The authors have divided their volume into five parts. The first engages with the contexts and analytical frameworks of strategic rivalries. In particular, Colaresi, Rasler, and Thompson outline the issues related to the definition and identification of strategic rivalries. In this respect, they conclude that a central problem associated with the designation of strategic rivalries relates to their interpretation. The difficulty relates to the need “to codify decision-making perceptions [to make them legible for strategic analysis] without ever expecting to have direct access to these perceptions” (p. 29). Exploring the maze of conceptual and methodological quandaries leads the authors to develop six identifications of strategic rivalries in world politics. This classification, in turn, assists them in systematizing the distinct trends animating the dynamics of confrontation. What emerges is a quantifiable distribution of strategic rivalries across time and space.
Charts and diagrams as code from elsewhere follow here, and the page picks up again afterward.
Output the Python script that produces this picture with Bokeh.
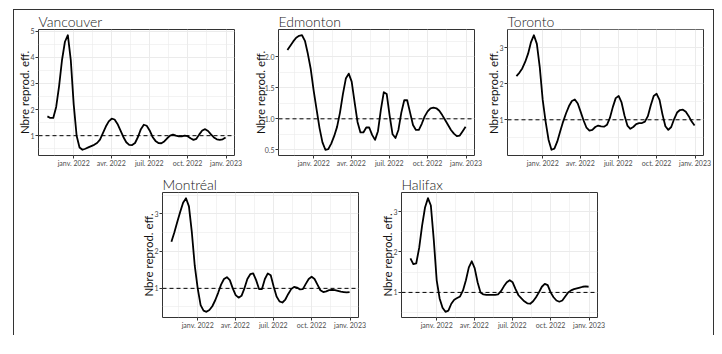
import pandas as pd
from bokeh.plotting import figure
from bokeh.models import (Range1d, FixedTicker, Span, CustomJSTickFormatter, PrintfTickFormatter,
                          Spacer, Title)
from bokeh.layouts import row, column
from bokeh.embed import file_html
from bokeh.resources import INLINE

# ---- data (weekly readings, 2021-10-30 .. 2022-12-31) ----
dates = pd.date_range("2021-10-30", "2022-12-31", freq="7D")

vancouver = [1.74, 1.68, 1.68, 2.1, 2.9, 3.9, 4.6, 4.85, 3.9, 2.2, 1.0, 0.55, 0.46, 0.5, 0.55, 0.6,
             0.65, 0.72, 0.85, 1.1, 1.35, 1.55, 1.65, 1.62, 1.45, 1.2, 0.95, 0.75, 0.65, 0.64, 0.72,
             0.95, 1.25, 1.42, 1.38, 1.2, 0.95, 0.8, 0.72, 0.71, 0.78, 0.9, 1.0, 1.04, 1.0, 0.97,
             0.97, 1.0, 0.98, 0.9, 0.84, 0.88, 1.05, 1.2, 1.25, 1.18, 1.05, 0.93, 0.86, 0.84, 0.86, 0.93]
edmonton = [2.11, 2.18, 2.25, 2.31, 2.34, 2.35, 2.26, 2.05, 1.8, 1.45, 1.15, 0.85, 0.62, 0.5, 0.51, 0.6,
            0.72, 0.87, 1.1, 1.4, 1.65, 1.73, 1.6, 1.27, 0.95, 0.78, 0.78, 0.86, 0.86, 0.74, 0.66,
            0.8, 1.15, 1.43, 1.4, 1.05, 0.75, 0.69, 0.82, 1.1, 1.3, 1.3, 1.1, 0.9, 0.82, 0.82,
            0.92, 1.04, 1.12, 1.17, 1.18, 1.17, 1.13, 1.06, 0.98, 0.9, 0.82, 0.76, 0.72, 0.73, 0.8, 0.87]
toronto = [2.21, 2.3, 2.42, 2.6, 2.83, 3.15, 3.34, 3.1, 2.45, 1.55, 0.95, 0.45, 0.17, 0.2, 0.4, 0.68,
           0.95, 1.18, 1.38, 1.52, 1.56, 1.45, 1.22, 0.98, 0.78, 0.7, 0.72, 0.8, 0.84, 0.82, 0.81,
           0.86, 1.05, 1.35, 1.6, 1.66, 1.48, 1.12, 0.84, 0.75, 0.8, 0.88, 0.91, 0.91, 0.95, 1.1,
           1.4, 1.66, 1.72, 1.55, 1.15, 0.82, 0.72, 0.8, 1.02, 1.2, 1.27, 1.28, 1.22, 1.1, 0.95, 0.84]
montreal = [2.25, 2.5, 2.78, 3.05, 3.3, 3.42, 3.2, 2.5, 1.6, 1.0, 0.55, 0.4, 0.37, 0.42, 0.52, 0.68,
            0.88, 1.1, 1.25, 1.3, 1.22, 1.0, 0.82, 0.75, 0.8, 1.0, 1.25, 1.38, 1.4, 1.22, 0.98,
            0.98, 1.25, 1.4, 1.35, 1.05, 0.78, 0.65, 0.62, 0.7, 0.85, 0.98, 1.04, 1.02, 0.97, 0.98,
            1.12, 1.25, 1.31, 1.25, 1.1, 0.95, 0.9, 0.92, 0.95, 0.96, 0.95, 0.93, 0.91, 0.9, 0.89, 0.9]
halifax = [1.84, 1.7, 1.72, 2.1, 2.65, 3.1, 3.33, 3.15, 2.3, 1.3, 0.85, 0.62, 0.52, 0.55, 0.72, 0.82,
           0.86, 0.9, 1.05, 1.3, 1.62, 1.77, 1.6, 1.25, 1.0, 0.95, 0.94, 0.94, 0.94, 0.94, 0.95,
           1.03, 1.15, 1.25, 1.3, 1.25, 1.08, 0.93, 0.85, 0.78, 0.73, 0.72, 0.78, 0.88, 1.0, 1.14,
           1.21, 1.18, 1.0, 0.88, 0.8, 0.77, 0.8, 0.9, 1.0, 1.05, 1.08, 1.1, 1.12, 1.14, 1.15, 1.14]

x_tick_dates = ["2022-01-01", "2022-04-01", "2022-07-01", "2022-10-01", "2023-01-01"]
x_tick_labels = ["janv. 2022", "avr. 2022", "juil. 2022", "oct. 2022", "janv. 2023"]
x_minor_dates = ["2021-11-16", "2022-02-15", "2022-05-16", "2022-08-16", "2022-11-16"]

y_ticks_int_5 = [1, 2, 3, 4, 5]
y_minor_int_5 = [0.5, 1.5, 2.5, 3.5, 4.5]
y_ticks_edm = [0.5, 1.0, 1.5, 2.0]
y_minor_edm = [0.75, 1.25, 1.75, 2.25]
y_ticks_int_3 = [1, 2, 3]
y_minor_int_3 = [0.5, 1.5, 2.5, 3.5]

y_axis_title = "Nbre reprod. eff."
FONT = "Lato"
TITLE_FONT = "Lato Light, Lato"


def ms(d):
    return pd.Timestamp(d).value / 1e6


xt = [ms(d) for d in x_tick_dates]
xm = [ms(d) for d in x_minor_dates]


def panel(name, vals, yt, ym, fmt, mbl, mbr, mbt, mbb, fh, als):
    x0, x1 = dates[0], dates[-1]
    pad = (x1 - x0) * 0.05
    lo, hi = min(vals), max(vals)
    ypad = (hi - lo) * 0.05
    p = figure(frame_width=196, frame_height=fh, x_axis_type="datetime", title=None,
               x_range=Range1d(ms(x0 - pad), ms(x1 + pad)), y_range=Range1d(lo - ypad, hi + ypad),
               output_backend="svg", toolbar_location=None,
               min_border_left=mbl, min_border_right=mbr, min_border_top=mbt, min_border_bottom=mbb,
               background_fill_color="white", border_fill_color="white")
    p.add_layout(Title(text=name, text_font=TITLE_FONT, text_font_size="14px", text_font_style="normal",
                       text_color="#1a1a1a", align="left", standoff=0, offset=0), "above")
    p.outline_line_color = "#333333"
    p.outline_line_width = 1
    p.outline_line_alpha = 1

    p.xaxis.ticker = FixedTicker(ticks=xt, minor_ticks=xm)
    p.xaxis.formatter = CustomJSTickFormatter(args=dict(tvals=xt, tlabels=x_tick_labels), code="""
        const i = tvals.indexOf(tick);
        return i >= 0 ? tlabels[i] : "";
    """)
    p.yaxis.ticker = FixedTicker(ticks=yt, minor_ticks=ym)
    p.yaxis.formatter = PrintfTickFormatter(format=fmt)
    p.yaxis.axis_label = y_axis_title
    p.yaxis.axis_label_text_font = FONT
    p.yaxis.axis_label_text_font_size = "11.5px"
    p.yaxis.axis_label_text_font_style = "normal"
    p.yaxis.axis_label_text_color = "#111111"
    p.yaxis.axis_label_standoff = als
    for ax in (p.xaxis, p.yaxis):
        ax.axis_line_color = None
        ax.major_tick_line_color = "#333333"
        ax.major_tick_out = 3
        ax.major_tick_in = 0
        ax.minor_tick_out = 0
        ax.minor_tick_in = 0
        ax.minor_tick_line_color = None
        ax.major_label_text_font = FONT
        ax.major_label_text_font_size = "7px"
        ax.major_label_text_color = "#4d4d4d"
    p.yaxis.major_label_standoff = 1
    p.xaxis.major_label_standoff = 0
    for g in (p.xgrid, p.ygrid):
        g.grid_line_color = "#ebebeb"
        g.grid_line_width = 1
        g.minor_grid_line_color = "#ebebeb"
        g.minor_grid_line_width = 0.6

    p.add_layout(Span(location=1, dimension="width", line_color="black", line_width=1, line_dash="4 3"))
    p.line(dates, vals, line_color="black", line_width=1.8, line_join="round")
    return p


f_van = panel("Vancouver", vancouver, y_ticks_int_5, y_minor_int_5, "%d", 24, 14, 19, 14, 126, -4)
f_edm = panel("Edmonton", edmonton, y_ticks_edm, y_minor_edm, "%.1f", 30, 9, 19, 14, 126, -5)
f_tor = panel("Toronto", toronto, y_ticks_int_3, y_minor_int_3, "%d", 24, 10, 19, 14, 126, -4)
f_mtl = panel("Montréal", montreal, y_ticks_int_3, y_minor_int_3, "%d", 26, 17, 23, 18, 125, -4)
f_hal = panel("Halifax", halifax, y_ticks_int_3, y_minor_int_3, "%d", 26, 20, 23, 18, 125, -4)

row1 = row(f_van, f_edm, f_tor)
row2 = row(Spacer(width=122, height=10), f_mtl, f_hal)
root = column(row1, row2, styles={"border-left": "1px solid #333", "border-top": "1px solid #333",
                                  "border-right": "1px solid #333", "margin-left": "13px",
                                  "margin-top": "9px"})

open("out.html", "w").write(file_html(root, INLINE))
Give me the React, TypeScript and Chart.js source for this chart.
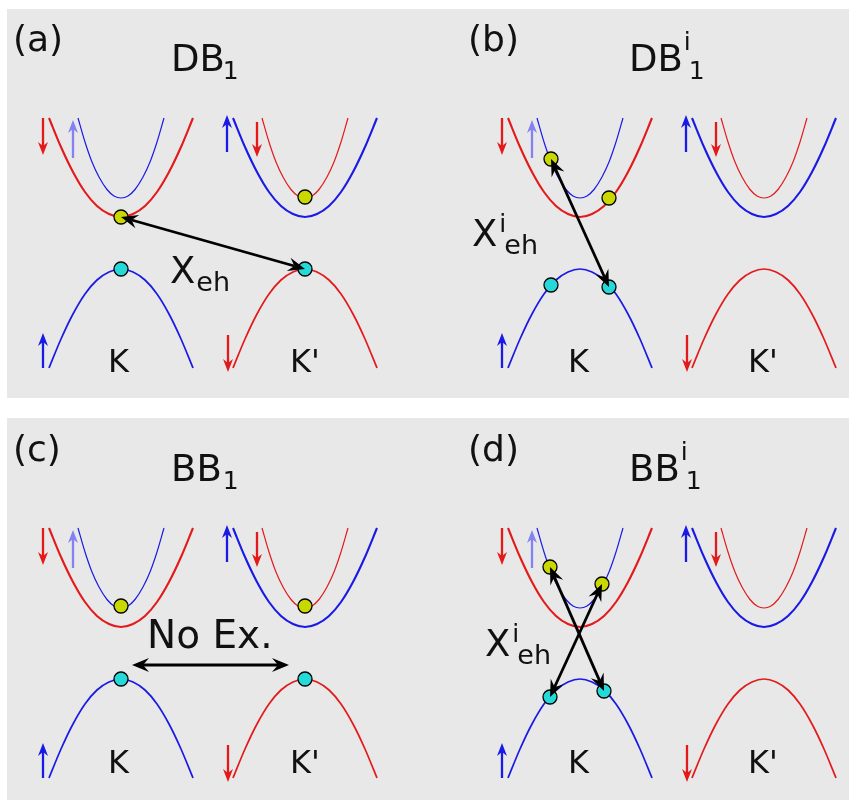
import React, { useEffect, useRef } from 'react';
import { Chart, registerables } from 'chart.js';

Chart.register(...registerables);

// ---------- colours ----------
const RED = '#e41a1a';
const BLUE = '#1a1ae6';
const LIGHT_BLUE = '#8282f2';
const YELLOW = '#c9d800';
const CYAN = '#26d9d9';
const PANEL_GRAY = '#e8e8e8';
const INK = '#111111';

// ---------- band structure data (k from valley centre, E from mid-gap) ----------
const valleyCentres = [0, 184]; // K, K'
const kWide = [-72, -60, -48, -36, -24, -12, 0, 12, 24, 36, 48, 60, 72];
const eLowerConduction = [125, 96, 71, 51, 37, 29, 26, 29, 37, 51, 71, 96, 125];
const eValence = [-125, -96, -71, -51, -37, -29, -26, -29, -37, -51, -71, -96, -125];
const kNarrow = [-43, -36, -29, -22, -14, -7, 0, 7, 14, 22, 29, 36, 43];
const eUpperConduction = [125, 101, 81, 66, 53.5, 47, 45, 47, 53.5, 66, 81, 101, 125];
// colours [lower CB, upper CB, VB] per valley
const bandColoursK = [RED, BLUE, BLUE];
const bandColoursKp = [BLUE, RED, RED];

// ---------- spin arrows ----------
const spinK = [-78, -48, 106, 136, -78, 107];
const spinFrom = [125, 85, 91, 121, -125, -92];
const spinTo = [88, 123, 128, 86, -90, -129];
const spinColours = [RED, LIGHT_BLUE, BLUE, RED, BLUE, RED];

// ---------- per-panel particles (electrons yellow, holes cyan) ----------
const electronsA = [{ x: 0, y: 26 }, { x: 184, y: 46 }];
const holesA = [{ x: 0, y: -26 }, { x: 184, y: -26 }];
const electronsB = [{ x: -29, y: 84 }, { x: 29, y: 45 }];
const holesB = [{ x: -29, y: -42 }, { x: 29, y: -44 }];
const electronsC = [{ x: 0, y: 47 }, { x: 184, y: 47 }];
const holesC = [{ x: 0, y: -26 }, { x: 184, y: -26 }];
const electronsD = [{ x: -30, y: 86 }, { x: 22, y: 69 }];
const holesD = [{ x: -30, y: -44 }, { x: 24, y: -38 }];

// ---------- exciton arrows [k1, E1, k2, E2] ----------
const arrowsA = [[0, 26, 184, -26]];
const arrowsB = [[-29, 84, 29, -44]];
const arrowsC = [[11, -12, 168, -12]];
const arrowsD = [[-30, 86, 24, -38], [22, 69, -30, -44]];

// ---------- labels ----------
type Part = { t: string; s: number; dx?: number; dy?: number; stay?: boolean };
type Label = { x: number; y: number; parts: Part[] };

const labelsA: Label[] = [
  { x: 6, y: 42, parts: [{ t: '(a)', s: 36 }] },
  { x: 164, y: 62, parts: [{ t: 'DB', s: 37 }, { t: '1', s: 25, dx: -2, dy: 8 }] },
  { x: 163, y: 274, parts: [{ t: 'X', s: 37 }, { t: 'eh', s: 27, dx: 1, dy: 8 }] },
  { x: 101, y: 363, parts: [{ t: 'K', s: 32 }] },
  { x: 283, y: 363, parts: [{ t: "K'", s: 32 }] },
];
const labelsB: Label[] = [
  { x: 40, y: 42, parts: [{ t: '(b)', s: 36 }] },
  { x: 201, y: 62, parts: [{ t: 'DB', s: 37 }, { t: 'i', s: 25, dx: 1, dy: -21, stay: true }, { t: '1', s: 25, dx: 6, dy: 8 }] },
  { x: 44, y: 237, parts: [{ t: 'X', s: 37 }, { t: 'i', s: 25, dx: 2, dy: -14, stay: true }, { t: 'eh', s: 27, dx: 7, dy: 8 }] },
  { x: 140, y: 363, parts: [{ t: 'K', s: 32 }] },
  { x: 320, y: 363, parts: [{ t: "K'", s: 32 }] },
];
const labelsC: Label[] = [
  { x: 6, y: 43, parts: [{ t: '(c)', s: 36 }] },
  { x: 164, y: 63, parts: [{ t: 'BB', s: 37 }, { t: '1', s: 25, dx: 1, dy: 8 }] },
  { x: 140, y: 230, parts: [{ t: 'No Ex.', s: 39 }] },
  { x: 101, y: 355, parts: [{ t: 'K', s: 32 }] },
  { x: 283, y: 355, parts: [{ t: "K'", s: 32 }] },
];
const labelsD: Label[] = [
  { x: 40, y: 43, parts: [{ t: '(d)', s: 36 }] },
  { x: 201, y: 63, parts: [{ t: 'BB', s: 37 }, { t: 'i', s: 25, dx: 1, dy: -21, stay: true }, { t: '1', s: 25, dx: 6, dy: 8 }] },
  { x: 57, y: 238, parts: [{ t: 'X', s: 37 }, { t: 'i', s: 25, dx: 2, dy: -14, stay: true }, { t: 'eh', s: 27, dx: 7, dy: 8 }] },
  { x: 140, y: 355, parts: [{ t: 'K', s: 32 }] },
  { x: 320, y: 355, parts: [{ t: "K'", s: 32 }] },
];

// ---------- panel layout ----------
type PanelDef = {
  tag: string;
  left: number; top: number; w: number; h: number;
  xr: [number, number]; yr: [number, number];
  electrons: { x: number; y: number }[];
  holes: { x: number; y: number }[];
  arrows: number[][];
  labels: Label[];
};

const panels: PanelDef[] = [
  { tag: 'a', left: 7, top: 9, w: 421, h: 389, xr: [-114, 307], yr: [-155, 234], electrons: electronsA, holes: holesA, arrows: arrowsA, labels: labelsA },
  { tag: 'b', left: 428, top: 9, w: 421, h: 389, xr: [-152, 269], yr: [-155, 234], electrons: electronsB, holes: holesB, arrows: arrowsB, labels: labelsB },
  { tag: 'c', left: 7, top: 418, w: 421, h: 382, xr: [-114, 307], yr: [-147, 235], electrons: electronsC, holes: holesC, arrows: arrowsC, labels: labelsC },
  { tag: 'd', left: 428, top: 418, w: 421, h: 382, xr: [-152, 269], yr: [-147, 235], electrons: electronsD, holes: holesD, arrows: arrowsD, labels: labelsD },
];

// ---------- drawing helpers ----------
type Head = { len: number; half: number; notch: number };

function fillHead(ctx: CanvasRenderingContext2D, x: number, y: number, ux: number, uy: number, h: Head, color: string) {
  const nx = -uy, ny = ux;
  ctx.beginPath();
  ctx.moveTo(x, y);
  ctx.lineTo(x - ux * h.len + nx * h.half, y - uy * h.len + ny * h.half);
  ctx.lineTo(x - ux * (h.len - h.notch), y - uy * (h.len - h.notch));
  ctx.lineTo(x - ux * h.len - nx * h.half, y - uy * h.len - ny * h.half);
  ctx.closePath();
  ctx.fillStyle = color;
  ctx.fill();
}

function drawArrow(ctx: CanvasRenderingContext2D, x1: number, y1: number, x2: number, y2: number, color: string, width: number, both: boolean, h: Head) {
  const dx = x2 - x1, dy = y2 - y1;
  const L = Math.hypot(dx, dy) || 1;
  const ux = dx / L, uy = dy / L;
  const back = h.len - h.notch;
  const sx = both ? x1 + ux * back : x1;
  const sy = both ? y1 + uy * back : y1;
  ctx.save();
  ctx.strokeStyle = color;
  ctx.lineWidth = width;
  ctx.lineCap = 'butt';
  ctx.beginPath();
  ctx.moveTo(sx, sy);
  ctx.lineTo(x2 - ux * back, y2 - uy * back);
  ctx.stroke();
  fillHead(ctx, x2, y2, ux, uy, h, color);
  if (both) fillHead(ctx, x1, y1, -ux, -uy, h, color);
  ctx.restore();
}

function drawLabel(ctx: CanvasRenderingContext2D, l: Label) {
  let cursor = l.x;
  ctx.save();
  ctx.fillStyle = INK;
  ctx.textAlign = 'left';
  ctx.textBaseline = 'alphabetic';
  l.parts.forEach((p) => {
    ctx.font = `${p.s}px "DejaVu Sans"`;
    const dx = p.dx || 0;
    ctx.fillText(p.t, cursor + dx, l.y + (p.dy || 0));
    if (!p.stay) cursor += dx + ctx.measureText(p.t).width;
  });
  ctx.restore();
}

function curve(points: { x: number; y: number }[], color: string, width: number) {
  return {
    data: points,
    showLine: true,
    borderColor: color,
    borderWidth: width,
    pointRadius: 0,
    cubicInterpolationMode: 'monotone' as const,
    order: 3,
  };
}

function buildDatasets(p: PanelDef) {
  const ds: any[] = [];
  ds.push({
    data: p.electrons,
    pointRadius: 7,
    pointBackgroundColor: YELLOW,
    pointBorderColor: '#000',
    pointBorderWidth: 1.3,
    showLine: false,
    order: 1,
  });
  ds.push({
    data: p.holes,
    pointRadius: 7,
    pointBackgroundColor: CYAN,
    pointBorderColor: '#000',
    pointBorderWidth: 1.3,
    showLine: false,
    order: 1,
  });
  valleyCentres.forEach((c, vi) => {
    const cols = vi === 0 ? bandColoursK : bandColoursKp;
    ds.push(curve(kWide.map((k, i) => ({ x: c + k, y: eLowerConduction[i] })), cols[0], 2.1));
    ds.push(curve(kNarrow.map((k, i) => ({ x: c + k, y: eUpperConduction[i] })), cols[1], 1.2));
    ds.push(curve(kWide.map((k, i) => ({ x: c + k, y: eValence[i] })), cols[2], 1.7));
  });
  return ds;
}

function makeOverlay(p: PanelDef) {
  return {
    id: 'overlay_' + p.tag,
    beforeDraw(chart: any) {
      const ctx = chart.ctx as CanvasRenderingContext2D;
      ctx.save();
      ctx.fillStyle = PANEL_GRAY;
      ctx.fillRect(0, 0, chart.width, chart.height);
      ctx.restore();
    },
    afterDatasetsDraw(chart: any) {
      const ctx = chart.ctx as CanvasRenderingContext2D;
      const xs = chart.scales.x;
      const ys = chart.scales.y;
      spinK.forEach((k, i) => {
        const x = xs.getPixelForValue(k);
        drawArrow(ctx, x, ys.getPixelForValue(spinFrom[i]), x, ys.getPixelForValue(spinTo[i]), spinColours[i], 2.3, false, { len: 13, half: 5, notch: 4 });
      });
      p.arrows.forEach((a) => {
        drawArrow(
          ctx,
          xs.getPixelForValue(a[0]), ys.getPixelForValue(a[1]),
          xs.getPixelForValue(a[2]), ys.getPixelForValue(a[3]),
          '#000', 2.8, true, { len: 17, half: 7, notch: 6 }
        );
      });
    },
    afterDraw(chart: any) {
      const ctx = chart.ctx as CanvasRenderingContext2D;
      p.labels.forEach((l) => drawLabel(ctx, l));
    },
  };
}

function Panel({ p }: { p: PanelDef }) {
  const ref = useRef<HTMLCanvasElement | null>(null);
  useEffect(() => {
    if (!ref.current) return;
    const chart = new Chart(ref.current, {
      type: 'scatter',
      data: { datasets: buildDatasets(p) },
      options: {
        responsive: false,
        animation: false,
        events: [],
        layout: { padding: 0, autoPadding: false } as any,
        plugins: { legend: { display: false }, tooltip: { enabled: false }, title: { display: false } },
        scales: {
          x: { type: 'linear', display: false, min: p.xr[0], max: p.xr[1] },
          y: { type: 'linear', display: false, min: p.yr[0], max: p.yr[1] },
        },
      },
      plugins: [makeOverlay(p)],
    });
    return () => chart.destroy();
  }, [p]);
  return (
    <canvas
      ref={ref}
      width={p.w}
      height={p.h}
      style={{ position: 'absolute', left: p.left, top: p.top, width: p.w, height: p.h }}
    />
  );
}

export default function App() {
  return (
    <div style={{ position: 'absolute', left: 0, top: 0, width: 856, height: 800, background: '#ffffff', overflow: 'hidden' }}>
      {panels.map((p) => (
        <Panel key={p.tag} p={p} />
      ))}
    </div>
  );
}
The datasets provided depict a vivid picture of such conflictual behavior. Yet, the authors acknowledge that despite such sophisticated analysis it is still difficult to address the question of “whether rivalries are more likely to escalate to higher levels of conflict—militarized disputes and war—than non-rivalry dyads” (p. 87).
Part 2 of the volume zooms in on the potential dangers emanating from strategic rivalries. The analysis concentrates on the relationship between protracted conflict and crisis escalation. What emerges from this engagement is perhaps an unsurprising picture of international politics which, however, many commentators have chosen to ignore. As Colaresi, Rasler, and Thompson point out, their investigation provides empirical evidence that most actors in world politics do not engage in conflictual behavior; yet, the study of international affairs remains framed by the perception that “all state actors are equally likely to engage in conflict (or cooperation) with all other actors” (p. 130). In this respect, they demonstrate that rivalry matters to the extent that it is “very important in differentiating states that are likely to engage in conflict from those that are much less likely to do so” (p. 158).
In the third part, Colaresi, Rasler, and Thompson delve into the issues relating to the effects of space and positioning on the dynamics of strategic rivalry. While in the first part they suggested the difficulties associated with the identification and interpretation of “perceptual pathologies or misperceptions” (p. 24), here they demonstrate the fairly straightforward and well-established conflict emanating from the relationship between contiguity and policy attitudes. The inference then is, “not only is the existence of a rivalry a useful predicator of consequent conflict behavior, so, too, is the type of rivalry” (p. 162). In this respect, they observe that spatial and positional factors are mutually constitutive and one contributes to the conflict-propensity of the other. Thus, while the spatial component is a central feature of bilateral wars, “multilateral conflicts may depend on the constellation of positional rivalries and alliances that surround each territorial conflagration” (p. 215).
However, as part 4 of the volume reveals, geographic and ideological factors cannot encompass the full spectrum of issues that inform the escalation of a rivalry into open and all-out war. Instead, as Colaresi, Rasler, and Thompson outline, arms buildups, territorial contestations, and the formation of military alliances all play important roles in process of conflict escalation. It is the notion and nature of hostility underpinning these trends that contributes to the outbreak of war. In this respect, the fifth and final part offers a careful summation of the main propositions put forward and presents their conclusions on the relationship between strategic rivalry and conflict. The authors outline the various inducements, facilitators, and suppressors that contribute to either the intensification or weakening violent international behavior. In terms of policy making, the main conclusion proposed by Colaresi, Rasler, and Thompson is the continuation of efforts encouraging “democratization and interdependence” (p. 284). In this respect, their analytical endeavor contributes to the further validation of the democratic peace thesis.
Thus, with their comprehensive overview of the context and process of strategic rivalry, Colaresi, Rasler, and Thompson have illuminated the dynamics of conflict and cooperation in world politics. Such a valuable contribution to the study of international security would benefit both the student and practitioner of international relations. The authors’ ability to gather such a wide range of perspectives, data, and experiences and, at the same time, to reflect critically on their implications makes their effort extremely worthwhile. Strategic Rivalries in World Politics will therefore be very useful to anyone dealing with or keen to learn more about the complex dynamics animating strategic rivalries in global life.
Emilian R. Kavalski, PhD
University of Western Sydney (Australia)
"The views expressed are those of the author(s) and do not reflect the official policy or position of the US government or the Department of Defense."